Considering the scale of the rally that saw the Index push to all-time highs and so far sustain the majority of the advance, and the size of the pullback relative to those posted in the last year, the most likely scenario is that the Index spends more time consolidating the earlier gain which is likely to involve a good deal of ranging.
The outlook for the Fed's tapering is likely to have a significant effect on how equity markets perform. If it goes ahead as planned and coincides with the introduction of some of the Affordable Care Act's key provisions, the trend in liquidity provision will have turned and this is likely to weigh on leveraged players. At the present time this is still the most likely scenario; suggesting that even though we have had a rebound, the potential for a deeper reaction cannot be ruled out.
With the slowdown in the global economy, the Fed's tapering, the Egyptian coup, potential recession in Brazil and oil prices which are breaking upwards, there are still a small number of companies that are hitting new highs.

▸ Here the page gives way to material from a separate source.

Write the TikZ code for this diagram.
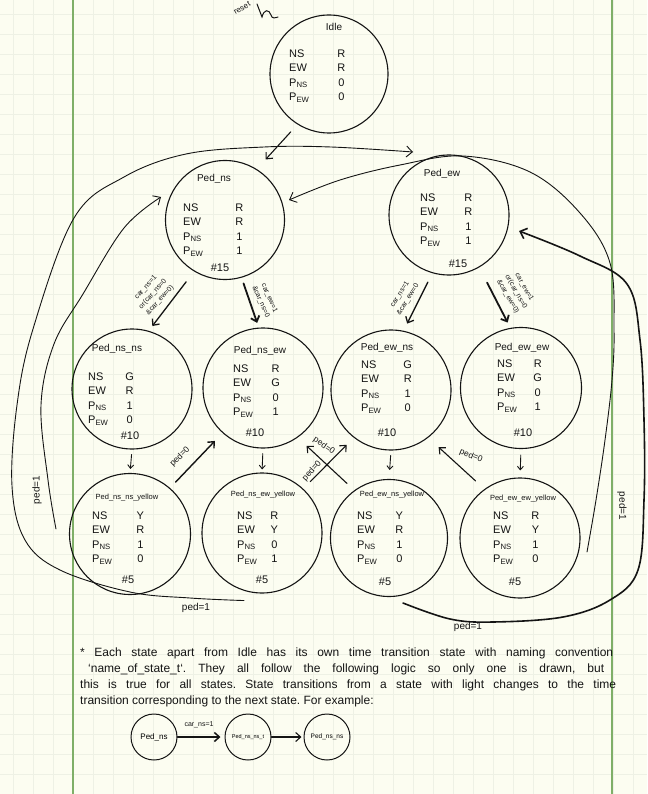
\documentclass[tikz,border=0pt]{standalone}
\usepackage{fontspec}
\setmainfont{Liberation Sans}
\usetikzlibrary{arrows.meta}
\definecolor{paper}{HTML}{FCFDF1}
\definecolor{gridc}{HTML}{EEF1E5}
\definecolor{margin}{HTML}{7FAF68}
\definecolor{ink}{HTML}{141414}
\tikzset{
  stnode/.style={circle,draw=ink,line width=1.1pt,inner sep=0pt,minimum size=#1},
  stnode/.default=119pt,
  txt/.style={font=\fontsize{11}{14.5}\selectfont,inner sep=0pt,text=ink},
  ttl/.style={font=\fontsize{10}{12}\selectfont,inner sep=0pt,text=ink},
  ttly/.style={font=\fontsize{7.5}{9}\selectfont,inner sep=0pt,text=ink},
  elab/.style={font=\fontsize{7}{9.5}\selectfont,inner sep=0pt,align=center,text=ink},
  plab/.style={font=\fontsize{8.5}{10}\selectfont,inner sep=0pt,text=ink},
  plabb/.style={font=\fontsize{10}{11}\selectfont,inner sep=0pt,text=ink},
  note/.style={font=\fontsize{12}{13}\selectfont,inner sep=0pt,text=ink,anchor=base west},
  arr/.style={draw=ink,line width=1.1pt,line cap=round,-{Straight Barb[length=5pt,width=9pt]}},
  sarr/.style={draw=ink,line width=0.9pt,line cap=round,-{Straight Barb[length=3.5pt,width=6pt]}},
  curve/.style={draw=ink,line width=0.9pt,line cap=round,-{Straight Barb[length=6pt,width=11pt]}},
}
\newcommand\sttitle[4]{\node[#4] (#1-t) at ([shift={(#2)}]#1.center) {#3};}
\newcommand\strows[7]{\node[txt,anchor=west] (#1-r) at ([shift={(#2)}]#1.center)
  {\begin{tabular}{@{}l@{\hspace{#3pt}}c@{}}NS&#4\\EW&#5\\P\textsubscript{NS}&#6\\P\textsubscript{EW}&#7\end{tabular}};}
\newcommand\stnum[3]{\node[txt] (#1-n) at ([shift={(#2)}]#1.center) {\#{}#3};}
\begin{document}
\frenchspacing
\begin{tikzpicture}[x=1pt,y=-1pt]
\useasboundingbox (0,0) rectangle (647,794);
\fill[paper] (0,0) rectangle (647,794);
\foreach \i in {0,...,32} \draw[gridc,line width=0.4pt] (13+20*\i,0) -- (13+20*\i,794);
\foreach \j in {0,...,39} \draw[gridc,line width=0.4pt] (0,14+20*\j) -- (647,14+20*\j);
\draw[margin,line width=1.3pt] (73,0) -- (73,794);
\draw[margin,line width=1.3pt] (612,0) -- (612,794);

% states
\node[stnode=118pt] (idle) at (329,74) {};
\node[stnode] (ns) at (225,220) {};
\node[stnode=120pt] (ew) at (449,215) {};
\node[stnode=120pt] (nsns) at (132,389) {};
\node[stnode=120pt] (nsew) at (263,388) {};
\node[stnode=120pt] (ewns) at (391,390) {};
\node[stnode=121pt] (ewew) at (521,388) {};
\node[stnode=121pt] (nsnsy) at (130,534) {};
\node[stnode=120pt] (nsewy) at (262,533) {};
\node[stnode=117pt] (ewnsy) at (389,538) {};
\node[stnode=120pt] (ewewy) at (520,538) {};

% state texts
\sttitle{idle}{5,-47}{Idle}{ttl}
\strows{idle}{-40,2}{28}{R}{R}{0}{0}
\sttitle{ns}{-11,-41}{Ped\_ns}{ttl}
\strows{ns}{-42,10}{32}{R}{R}{1}{1}
\stnum{ns}{-5,48}{15}
\sttitle{ew}{-7,-41}{Ped\_ew}{ttl}
\strows{ew}{-29,5}{24}{R}{R}{1}{1}
\stnum{ew}{9,49}{15}
\sttitle{nsns}{-15,-40}{Ped\_ns\_ns}{ttl}
\strows{nsns}{-44,10}{17}{G}{R}{1}{0}
\stnum{nsns}{-2,47}{10}
\sttitle{nsew}{-3,-37}{Ped\_ns\_ew}{ttl}
\strows{nsew}{-30,3}{18}{R}{G}{0}{1}
\stnum{nsew}{-8,45}{10}
\sttitle{ewns}{-4,-42}{Ped\_ew\_ns}{ttl}
\strows{ewns}{-30,-3}{22}{G}{R}{1}{0}
\stnum{ewns}{-4,43}{10}
\sttitle{ewew}{1,-40}{Ped\_ew\_ew}{ttl}
\strows{ewew}{-24,-2}{16}{R}{G}{0}{1}
\stnum{ewew}{2,45}{10}
\sttitle{nsnsy}{-3,-36}{Ped\_ns\_ns\_yellow}{ttly}
\strows{nsnsy}{-38,4}{24}{Y}{R}{1}{0}
\stnum{nsnsy}{-2,46}{5}
\sttitle{nsewy}{1,-38}{Ped\_ns\_ew\_yellow}{ttly}
\strows{nsewy}{-25,5}{13}{R}{Y}{0}{1}
\stnum{nsewy}{0,47}{5}
\sttitle{ewnsy}{3,-43}{Ped\_ew\_ns\_yellow}{ttly}
\strows{ewnsy}{-32,0}{18}{Y}{R}{1}{0}
\stnum{ewnsy}{-4,44}{5}
\sttitle{ewewy}{3,-39}{Ped\_ew\_ew\_yellow}{ttly}
\strows{ewewy}{-27,0}{18}{R}{Y}{1}{0}
\stnum{ewewy}{-5,44}{5}

% reset
\node[font=\fontsize{8}{9}\selectfont,inner sep=0pt,rotate=30,text=ink] (reset) at (242,8) {reset};
\coordinate (rsA) at (257,4);
\coordinate (rsE) at (278,17);
\draw[ink,line width=1pt,line cap=round] (rsA) -- (262,17) .. controls (264,9) and (269,9) .. (271,15) .. controls (272,19) and (275,18) .. (rsE);

% idle -> ped_ns
\draw[arr,shorten <=10pt,shorten >=13pt] (idle.-122) -- (ns.58);

% ped -> light states
\draw[arr,line width=1.3pt,shorten <=13pt,shorten >=6pt] (ns.-121) -- (nsns.74);
\draw[arr,line width=1.8pt,shorten <=6pt,shorten >=5pt] (ns.-74) -- (nsew.94);
\draw[arr,line width=1.3pt,shorten <=10pt,shorten >=8pt] (ew.-106) -- (ewns.78);
\draw[arr,line width=1.8pt,shorten <=17pt,shorten >=6pt] (ew.-60) -- (ewew.100);
\node[elab,rotate=48] (e1) at (153,294) {car\_ns=1\\or(car\_ns=0\\\&car\_ew=0)};
\node[elab,rotate=-66] (e2) at (265,300) {car\_ew=1\\\&car\_ns=0};
\node[elab,rotate=58] (e3) at (404,297) {car\_ns=1\\\&car\_ew=0};
\node[elab,rotate=-60] (e4) at (516,292) {car\_ew=1\\or(car\_ns=0\\\&car\_ew=0)};

% light -> yellow
\draw[sarr,shorten <=5pt,shorten >=4pt] (nsns.-90) -- (nsnsy.90);
\draw[sarr,shorten <=5pt,shorten >=3pt] (nsew.-90) -- (nsewy.90);
\draw[sarr,shorten <=5pt,shorten >=9pt] (ewns.-90) -- (ewnsy.90);
\draw[sarr,shorten <=6pt,shorten >=7pt] (ewew.-90) -- (ewewy.90);

% yellow -> other light
\draw[arr,line width=1.4pt,shorten <=8pt,shorten >=11pt] (nsnsy.49) -- (nsew.-132);
\draw[arr,shorten <=10pt,shorten >=10pt] (nsewy.47) -- (ewns.-128);
\draw[arr,shorten <=10pt,shorten >=12pt] (ewnsy.126) -- (nsew.-55);
\draw[arr,shorten <=12pt,shorten >=14pt] (ewewy.126) -- (ewns.-52);
\node[plab,rotate=45] (l1) at (180,457) {ped=0};
\node[plab,rotate=48] (l2) at (312,471) {ped=0};
\node[plab,rotate=-35] (l3) at (324,446) {ped=0};
\node[plab,rotate=-22] (l4) at (471,456) {ped=0};

% long ped=1 curves
\coordinate (aS) at ([shift={(-18,7)}]nsewy.south);
\coordinate (aE) at ([shift={(-36,-63)}]ew.center);
\draw[curve] plot[smooth,tension=0.6] coordinates {(aS) (190,598) (130,592) (60,570) (25,540) (12,486) (17,405) (33,329) (74,218) (124,177) (186,154) (264,147) (331,147) (aE)};
\coordinate (bS) at ([shift={(-74,-5)}]nsnsy.center);
\coordinate (bE) at ([shift={(-64,-23)}]ns.center);
\draw[curve] plot[smooth,tension=0.6] coordinates {(bS) (48,480) (41,405) (54,344) (83,294) (124,228) (bE)};
\coordinate (cS) at ([shift={(14,65)}]ewnsy.center);
\coordinate (cE) at ([shift={(70,16)}]ew.center);
\draw[curve,line width=1.6pt] plot[smooth,tension=0.6] coordinates {(cS) (450,619) (493,622) (563,617) (610,600) (638,570) (644,500) (644,420) (640,340) (627,284) (580,256) (cE)};
\coordinate (dS) at ([shift={(67,14)}]ewewy.center);
\coordinate (dE) at ([shift={(64,-20)}]ns.center);
\draw[curve] plot[smooth,tension=0.6] coordinates {(dS) (596,500) (605,440) (612,380) (614,330) (610,263) (580,213) (530,172) (463,156) (400,165) (340,180) (dE)};
\node[plabb] (p1) at (196,608) {ped=1};
\node[plabb] (p2) at (468,627) {ped=1};
\node[plabb,rotate=90] (p3) at (37,490) {ped=1};
\node[plabb,rotate=-90] (p4) at (622,506) {ped=1};

% note
\node[note] (n1) at (80,656) {\makebox[533pt][s]{* Each state apart from Idle has its own time transition state with naming convention}};
\node[note] (n2) at (88,672) {\makebox[516pt][s]{\symbol{96}name\_of\_state\_t\symbol{96}. They all follow the following logic so only one is drawn, but}};
\node[note] (n3) at (80,688) {\makebox[536pt][s]{this is true for all states. State transitions from a state with light changes to the time}};
\node[note] (n4) at (80,704) {transition corresponding to the next state. For example:};

% example
\node[stnode=46pt,line width=1pt,font=\fontsize{8}{9}\selectfont] (ex1) at (154,737) {Ped\_ns};
\node[stnode=46pt,line width=1pt,font=\fontsize{5.5}{7}\selectfont] (ex2) at (248,737) {Ped\_ns\_ns\_t};
\node[stnode=46pt,line width=1pt,font=\fontsize{6.5}{8}\selectfont] (ex3) at (327,737) {Ped\_ns\_ns};
\draw[arr,line width=1.5pt,shorten >=4pt] (ex1) -- (ex2);
\draw[arr,shorten >=2pt] (ex2) -- (ex3);
\node[elab] (exl) at (199,725) {car\_ns=1};
\end{tikzpicture}
\end{document}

To find them, I performed a High/Low Filter of the S&P 500 Index's constituents. Here is a list of the results. Those most likely to sustain these gains are likely to have some specific attribute that shields them from the above concerns.
For example US health insurers such as Cigna stand to benefit from the Affordable Care Act's introduction and continue to trend higher. Starbucks is benefitting from lower coffee prices and the pick-up in the US economy. O'Reilly Automotive continues to benefit from demand for auto-parts in preference to new cars. Amazon has one of the least volatile uptrends as it consolidates above its 200-day MA. In the generic pharmaceuticals sector, Perrigo completed a yearlong range this week. The financial sector is also worthy of mention with Wells Fargo posting new closing highs and Visa continuing to extend its already highly impressive uptrend.
While this is not an environment which is conducive to chasing rallies, some of these companies are likely to be among the leaders once this corrective phase has runs its course.